Happy Autumnal Equinox! I am writing this on one of the four key dates in the solar calendar, the September Equinox. Follow me below the orange Analemma for more details. First, a word from the IAN files:
As you can see by Itzl's concerned look, this group gives Kossacks a safe place to check in, a daily diary where we can let people know we are alive, doing OK, and not affected by such things as heat, blizzards, floods, wild fires, hurricanes, tornadoes, power outages, earthquakes, or other such things that could keep us off DKos. It also allows us to find other Kossacks nearby for in-person checks when other methods of communication fail - a buddy system. If you're not here, or anywhere else on DKos, and there are adverse conditions in your area (floods, heatwaves, hurricanes, earthquakes etc.), we and your buddy are going to check up on you. If you are going to be away from your computer for a day or a week, let us know here. We care!
IAN is a great group to join, and a good place to learn to write diaries. Drop one of us a Kosmail and ask to be added to the Itzl Alert Network anytime! We all share the publishing duties, and we welcome everyone who reads IAN to write diaries for the group! Every member is an editor, so anyone can take a turn when they have something to say, photos and music to share, a cause to promote or news!

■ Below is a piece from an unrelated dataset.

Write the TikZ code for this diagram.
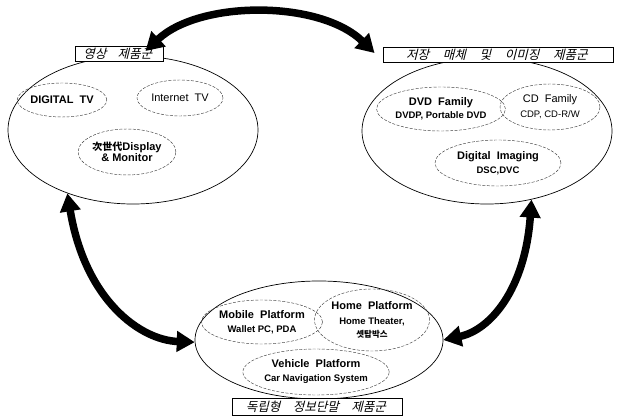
\documentclass[tikz,border=0pt]{standalone}
\usepackage{fontspec}
\setmainfont{Liberation Sans}
\newfontfamily\kr{Noto Sans CJK KR}
\newfontfamily\cjk{Noto Sans CJK KR}
\usetikzlibrary{shapes.geometric,arrows.meta}
\tikzset{
  group/.style={draw, ellipse, line width=0.7pt, inner sep=0pt},
  sub/.style={draw=black!75, ellipse, dash pattern=on 3pt off 1.5pt, line width=0.45pt, inner sep=0pt, align=center, font=\bfseries\fontsize{11}{12}\selectfont},
  title/.style={draw, fill=white, line width=0.9pt, inner sep=0pt},
  titletext/.style={inner sep=0pt, transform shape, font=\kr\fontsize{12.5}{13}\selectfont},
  big/.style={line width=7.5pt, {Triangle[length=18pt,width=20pt]}-{Triangle[length=18pt,width=20pt]}},
}
\newcommand{\subtxt}{\fontsize{9.5}{11}\selectfont}
\begin{document}
\begin{tikzpicture}[x=1pt,y=-1pt]
\useasboundingbox (0,0) rectangle (618,419);
% group ellipses
\node[group, minimum width=250pt, minimum height=148pt] (L) at (133,130) {};
\node[group, minimum width=250pt, minimum height=146pt] (R) at (487,131) {};
\node[group, minimum width=248pt, minimum height=118pt] (B) at (319,340) {};
% titles
\node[title, minimum width=88pt, minimum height=15pt] (LT) at (119,54) {};
\node[title, minimum width=230pt, minimum height=15pt] (RT) at (498,55) {};
\node[title, minimum width=170pt, minimum height=17pt] (BT) at (317,407) {};
\begin{scope}[shift={(LT.center)}, xslant=0.25]
  \node[titletext] (LTt) at (0,0) {영상\hspace{0.9em}제품군};
\end{scope}
\begin{scope}[shift={(RT.center)}, xslant=0.25]
  \node[titletext] (RTt) at (0,0) {저장\hspace{1.1em}매체\hspace{1.1em}및\hspace{1.1em}이미징\hspace{1.1em}제품군};
\end{scope}
\begin{scope}[shift={(BT.center)}, xslant=0.25]
  \node[titletext] (BTt) at (0,0) {독립형\hspace{1em}정보단말\hspace{1em}제품군};
\end{scope}
% left items
\node[sub, minimum width=84pt, minimum height=34pt] (dtv) at (62,100) {DIGITAL\ \ TV};
\node[sub, minimum width=86pt, minimum height=36pt, font=\fontsize{11}{12}\selectfont] (itv) at (180,98) {Internet\ \ TV};
\node[sub, minimum width=90pt, minimum height=46pt] (dm) at (127,152) {{\cjk\fontsize{10}{11}\selectfont 次世代}Display\\[-1pt]\&\ Monitor};
% right items
\node[sub, minimum width=116pt, minimum height=44pt] (dvd) at (441,109) {DVD\ \ Family\\[1pt]{\subtxt DVDP,\ Portable DVD}};
\node[sub, minimum width=100pt, minimum height=46pt, font=\fontsize{11}{12}\selectfont] (cd) at (550,107) {CD\ \ Family\\[3pt]{\subtxt CDP,\ CD-R/W}};
\node[sub, minimum width=126pt, minimum height=46pt] (di) at (498,163) {Digital\ \ Imaging\\[2pt]{\subtxt DSC,DVC}};
% bottom items
\node[sub, minimum width=114pt, minimum height=44pt] (mp) at (262,322) {Mobile\ \ Platform\\[2pt]{\subtxt Wallet\ PC,\ PDA}};
\node[sub, minimum width=114pt, minimum height=62pt] (hp) at (372,320) {Home\ \ Platform\\[3pt]{\subtxt Home\ Theater,}\\[1pt]{\cjk\fontsize{8.5}{10}\selectfont 셋탑박스}};
\node[sub, minimum width=124pt, minimum height=46pt] (vp) at (316,372) {Vehicle\ \ Platform\\[2pt]{\subtxt Car\ Navigation\ System}};
% big arrows
\coordinate (ta) at ([xshift=-18pt,yshift=-5pt]LT.north east);
\coordinate (tb) at ([xshift=-8pt,yshift=-6pt]RT.north west);
\draw[big] (ta) .. controls (200,0) and (320,0) .. (tb);
\draw[big] (L.224) .. controls (85,300) and (140,340) .. (B.181);
\draw[big] (R.-57) .. controls (525,290) and (490,330) .. (B.0);
\end{tikzpicture}
\end{document}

We do have a diary schedule. But, when you are ready to write that diary, either post in thread or send FloridaSNMOM a Kosmail with the date. If you need someone to fill in, ditto. FloridaSNMOM is here on and off through the day usually from around 9:30 or 10 am eastern to around 11 pm eastern.
Monday:
BadKitties
Tuesday:
ejoanna
Wednesday:
Caedy
Thursday:
art ah zen
Friday:
FloridaSNMOM
Saturday:
Most Awesome Nana
Sunday:
loggersbrat
Because of the elliptical rotation of the Earth around the Sun (glad we got that fact established finally! Thank you, Nicolaus Copernicus!) we have seasons (hooray!) Four dates in our calendar year mark the onset of another season. Which season? Depends on whether you are in the Northern or Southern Hemisphere. And where the "sub-solar point" is. Uh-oh, This is getting complicated. Or is it?
Let's sketch this out.
As you can see in the diagram above the orange squiggle, "equinox" literally means "equal night." There are 2 Equinoxes in the year: one the third week of March; the other the third week of September. On these dates, the "sub-solar point", the point where at noon the sun appears to be directly overhead (at a 90°angle), is at the Equator. Thus the hours of day and night are equal at every latitude on the Earth. The next day, though, the balance of daylight hours to nighttime hours begins to shift, again, depending on where you are, north or south of the Equator.
Here's another image of Equinox:
Here in the Northern Hemisphere (NH), the day after Equinox the sub-solar point begins its move into the Southern Hemisphere (SH). So, north of the Equator, our daylight hours decline and night time hours increase. This is our Autumn. In the SH, just the opposite. Their day light hours begin to increase and their hours of night begin to decrease. For the SH, Spring has begun.
Again, all this courtesy of the earth's oval-ish rotation around the sun.
I said earlier that there are 4 of these "seasonal gateway" dates in a year. What are the other two? They are the "Solstices", the 2 dates of the most extreme unequal day and night hours at any location. Again, this is because of the position of the Earth vis-a-vis the Sun, the third week of December and the third week of June: the onset of Winter and Summer, depending on which hemisphere, north or south. I'll save the details on the Solstice for December. . .
Finally, what the heck is an Analemma? It's a chart, really, that appears on many older maps and globes:
It tells us where the sub-solar point is on any given day of the year. And by "where" I mean at what latitude on the globe. Neat, huh?
When I taught college level Physical Geography, I loved the section on the seasons. And loved it as an opportunity to urge students not to be "chauvinistic" about the Northern Hemisphere. After all, not everyone lives there, despite our bias. And our map bias, too.
Sometimes we need a different view:
But as most of us IAN-ites are in the North, I'll wish you a Happy Autumn!